Not so long ago, the Los Angeles Police Department would've smirked at suggestions that they spend their time finding bike thieves, but as crime on the whole is dropping in LA, cycle theft has gone up by 29 per cent. And it's become such a problem that vigilante groups have been set up to protect precious bikes.
LAPD detectives recently broke up a downtown bicycle theft ring and nabbed two men who allegedly swiped bikes and sold them on Craigslist.com.
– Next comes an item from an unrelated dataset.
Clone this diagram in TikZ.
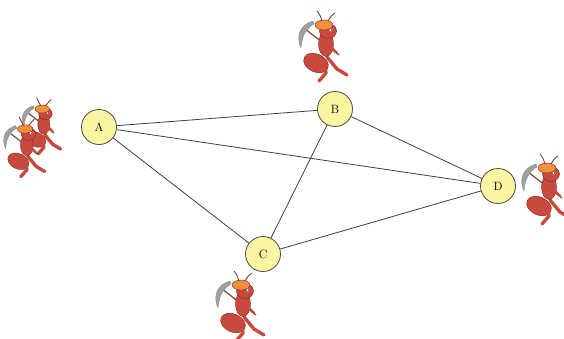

At the motel of one of the alleged thieves, they found bolt cutters, hacksaws and a Mercedes-Benz equipped with a bike rack.
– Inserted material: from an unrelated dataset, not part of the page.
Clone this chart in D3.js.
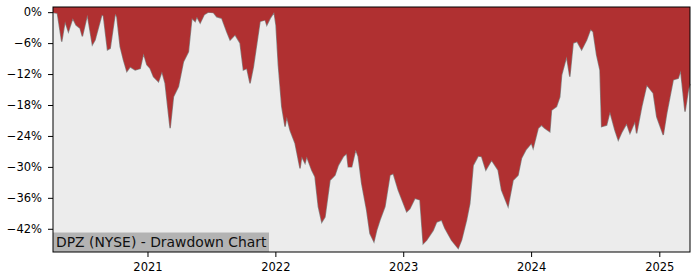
<!DOCTYPE html>
<html>
<head>
<meta charset="utf-8">
<script src="https://cdn.jsdelivr.net/npm/d3@7"></script>
<style>
  body { margin: 0; background: #fff; }
  svg { display: block; font-family: "DejaVu Sans", sans-serif; }
  .axis text { font-family: "DejaVu Sans", sans-serif; font-size: 11.5px; fill: #000; }
  .axis path, .axis line { stroke: #000; }
</style>
</head>
<body>
<div class="container"></div>
<script>
const WIDTH = 700;
const HEIGHT = 280;
const MARGIN = {top: 7, right: 10, bottom: 28, left: 53};

// decimal years
var years = [
    2020.263, 2020.271, 2020.297, 2020.331, 2020.357, 2020.383, 2020.417, 2020.443, 2020.474, 2020.492,
    2020.531, 2020.570, 2020.591, 2020.644, 2020.656, 2020.688, 2020.709, 2020.748, 2020.761, 2020.787,
    2020.813, 2020.839, 2020.865, 2020.904, 2020.943, 2020.969, 2020.995, 2021.021, 2021.047, 2021.086,
    2021.113, 2021.138, 2021.177, 2021.203, 2021.242, 2021.281, 2021.320, 2021.347, 2021.373, 2021.386,
    2021.412, 2021.443, 2021.474, 2021.516, 2021.542, 2021.581, 2021.620, 2021.646, 2021.685, 2021.724,
    2021.750, 2021.777, 2021.802, 2021.828, 2021.880, 2021.920, 2021.933, 2021.959, 2021.990, 2022.005,
    2022.023, 2022.050, 2022.076, 2022.089, 2022.115, 2022.154, 2022.193, 2022.206, 2022.232, 2022.245,
    2022.284, 2022.310, 2022.336, 2022.363, 2022.388, 2022.427, 2022.466, 2022.492, 2022.531, 2022.558,
    2022.570, 2022.597, 2022.628, 2022.648, 2022.675, 2022.714, 2022.740, 2022.771, 2022.792, 2022.818,
    2022.857, 2022.896, 2022.922, 2022.961, 2023.027, 2023.052, 2023.091, 2023.131, 2023.156, 2023.183,
    2023.234, 2023.261, 2023.300, 2023.326, 2023.378, 2023.430, 2023.456, 2023.495, 2023.521, 2023.547,
    2023.586, 2023.613, 2023.646, 2023.691, 2023.742, 2023.769, 2023.820, 2023.859, 2023.898, 2023.925,
    2023.959, 2024.003, 2024.016, 2024.055, 2024.081, 2024.107, 2024.146, 2024.159, 2024.198, 2024.224,
    2024.238, 2024.277, 2024.302, 2024.328, 2024.359, 2024.394, 2024.433, 2024.464, 2024.484, 2024.511,
    2024.537, 2024.550, 2024.589, 2024.615, 2024.654, 2024.680, 2024.709, 2024.745, 2024.771, 2024.810,
    2024.823, 2024.863, 2024.902, 2024.953, 2024.980, 2025.031, 2025.058, 2025.109, 2025.148, 2025.167,
    2025.201, 2025.227, 2025.240
];

// drawdown in percent
var drawdown = [
    0, -0.1, -0.2, -5.7, -1.8, -3.8, -1.2, -2.5, -3.1, -4.7,
    -0.5, -6.3, -5.4, -0.5, -0.7, -7.3, -7.0, -0.3, -0.9, -6.7,
    -9.3, -11.5, -10.6, -11.2, -10.9, -8.0, -10.2, -10.9, -12.5, -13.5,
    -11.5, -13.8, -22.5, -16.4, -14.4, -9.6, -7.7, -1.2, -1.8, -0.9,
    -2.1, -0.5, 0, -0.1, -0.9, -1.2, -3.8, -5.4, -4.4, -6.0,
    -11.2, -10.9, -13.8, -10.6, -1.8, -1.5, -2.5, -1.2, 0, -2.5,
    -10.2, -18.3, -22.2, -20.3, -22.9, -25.4, -30.3, -28.0, -29.3, -28.0,
    -30.6, -31.9, -37.7, -40.7, -39.7, -32.6, -31.6, -29.7, -28.0, -27.4,
    -30.0, -30.0, -26.7, -28.0, -33.2, -38.4, -42.9, -44.5, -42.3, -40.3,
    -37.7, -31.6, -31.3, -34.5, -38.7, -38.1, -36.1, -36.4, -44.9, -44.2,
    -42.3, -40.7, -40.3, -41.9, -44.2, -45.8, -44.2, -40.3, -37.1, -29.7,
    -27.9, -28.0, -30.6, -28.7, -30.6, -34.5, -37.7, -32.6, -31.6, -28.3,
    -26.7, -25.4, -26.4, -22.5, -21.9, -22.5, -23.2, -19.0, -18.3, -16.4,
    -12.2, -8.6, -12.5, -6.0, -5.7, -7.3, -5.4, -3.3, -3.8, -8.3,
    -11.2, -22.2, -21.9, -19.3, -22.9, -24.8, -23.2, -21.6, -23.5, -21.2,
    -23.5, -18.3, -14.1, -15.7, -20.3, -23.8, -19.6, -13.1, -12.8, -11.3,
    -19.3, -15.1, -13.9
];

var yTicks = [0, -6, -12, -18, -24, -30, -36, -42];
var xTickYears = [2021, 2022, 2023, 2024, 2025];
var title = "DPZ (NYSE) - Drawdown Chart";

var toDate = function(t) {
    var y = Math.floor(t);
    var start = Date.UTC(y, 0, 1), end = Date.UTC(y + 1, 0, 1);
    return new Date(start + (t - y) * (end - start));
};

var translate = function(x, y) {
    return `translate(${x},${y})`;
};

var data = years.map((t, i) => ({date: toDate(t), value: drawdown[i]}));

var innerW = WIDTH - MARGIN.left - MARGIN.right;
var innerH = HEIGHT - MARGIN.top - MARGIN.bottom;

var svg = d3.select('.container').append('svg')
    .attr('width', WIDTH)
    .attr('height', HEIGHT);

var xScale = d3.scaleUtc()
    .domain([data[0].date, data[data.length - 1].date])
    .range([0, innerW]);

var yScale = d3.scaleLinear()
    .domain([-46.5, 1.0])
    .range([innerH, 0]);

var g = svg.append('g').attr('transform', translate(MARGIN.left, MARGIN.top));

g.append('rect')
    .attr('width', innerW)
    .attr('height', innerH)
    .attr('fill', '#ececec');

var line = d3.line()
    .x(d => xScale(d.date))
    .y(d => yScale(d.value));

var area = d3.area()
    .x(d => xScale(d.date))
    .y0(0)
    .y1(d => yScale(d.value));

g.append('path')
    .attr('d', line(data))
    .attr('fill', 'none')
    .attr('stroke', '#888')
    .attr('stroke-width', 1.4);

g.append('path')
    .attr('d', area(data))
    .attr('fill', '#b03031');

// title box
var label = g.append('g').attr('transform', translate(0, innerH));
label.append('rect')
    .attr('x', 0)
    .attr('y', -19.5)
    .attr('width', 216)
    .attr('height', 19.5)
    .attr('fill', '#b3b3b3');
label.append('text')
    .attr('x', 3)
    .attr('y', -5)
    .style('font-size', '13.9px')
    .attr('fill', '#111')
    .text(title);

var fmtPct = d => (d < 0 ? '\u2212' + Math.abs(d) : d) + '%';

g.append('g')
    .classed('axis', true)
    .call(d3.axisLeft(yScale).tickValues(yTicks).tickFormat(fmtPct).tickSize(5).tickPadding(6))
    .call(a => a.select('.domain').remove());

g.append('g')
    .classed('axis', true)
    .attr('transform', translate(0, innerH))
    .call(d3.axisBottom(xScale)
        .tickValues(xTickYears.map(y => new Date(Date.UTC(y, 0, 1))))
        .tickFormat(d3.utcFormat('%Y'))
        .tickSize(5).tickPadding(6))
    .call(a => a.select('.domain').remove());

g.append('rect')
    .attr('width', innerW)
    .attr('height', innerH)
    .attr('fill', 'none')
    .attr('stroke', '#000')
    .attr('stroke-width', 1);
</script>
</body>
</html>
Last month, a group of bike messengers took justice into their own hands when they caught two suspected thieves who attended a local school.
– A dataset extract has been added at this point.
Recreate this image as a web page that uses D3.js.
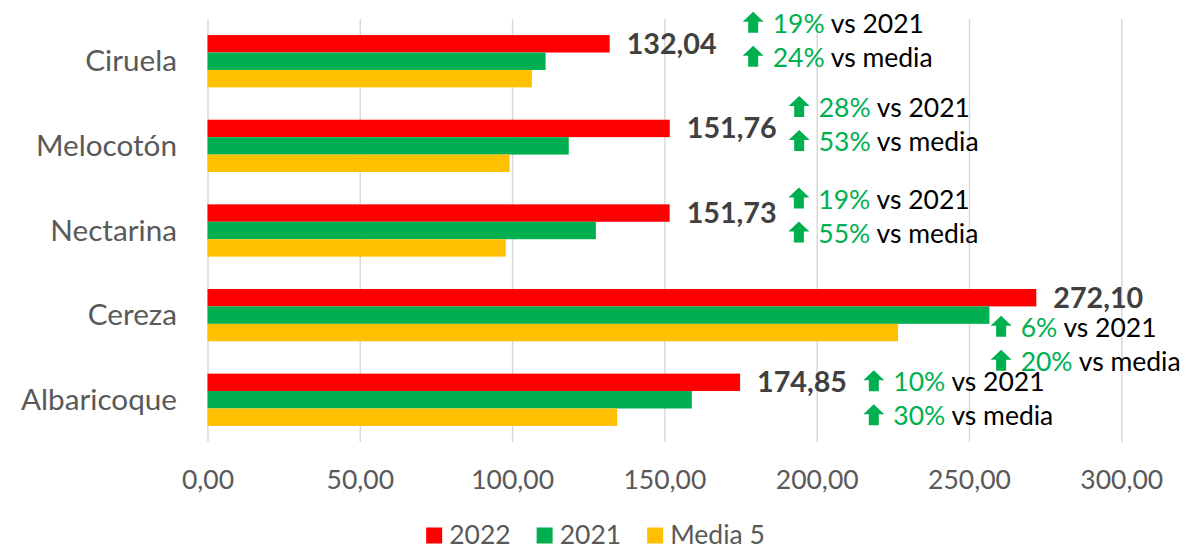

According to police, the messengers stripped down the thieves to their boxer shorts before taking their mobile phones, backpacks and clothes.
"They meted out street justice. We don't condone street justice. They never threatened them. But they made it clear: Don't mess with another person's property," LAPD Lt. Paul Vernon told the Los Angeles Times. "This incident and the arrests are the tip of the iceberg when it comes to people stealing bicycles."
"There wasn't any violence. . . . They were stripped of their clothes and sent home," said Douglas Forrest, a process server and bicycle messenger who heard about the incident.
In downtown, the number of bikes reported stolen increased last year by more than 57% - and cyclists have noticed.
"They'll take anything they can get these days. It has gotten really bad," Forrest said. "They even go as far as ripping off the cranks. People glue ball bearings in the Allen wrench holes under their saddle to protect them."
Nearly 2,000 bikes were reported stolen last year -- and authorities believe the actual number of thefts was much higher because so many people don't report stolen bikes.
LAPD detectives believe the increase is due in part to more people using bikes to get around in some neighbourhoods.
An analysis of LAPD data found the USC campus area, Venice, parts of Hollywood and downtown L.A. to be hot spots for bike thefts.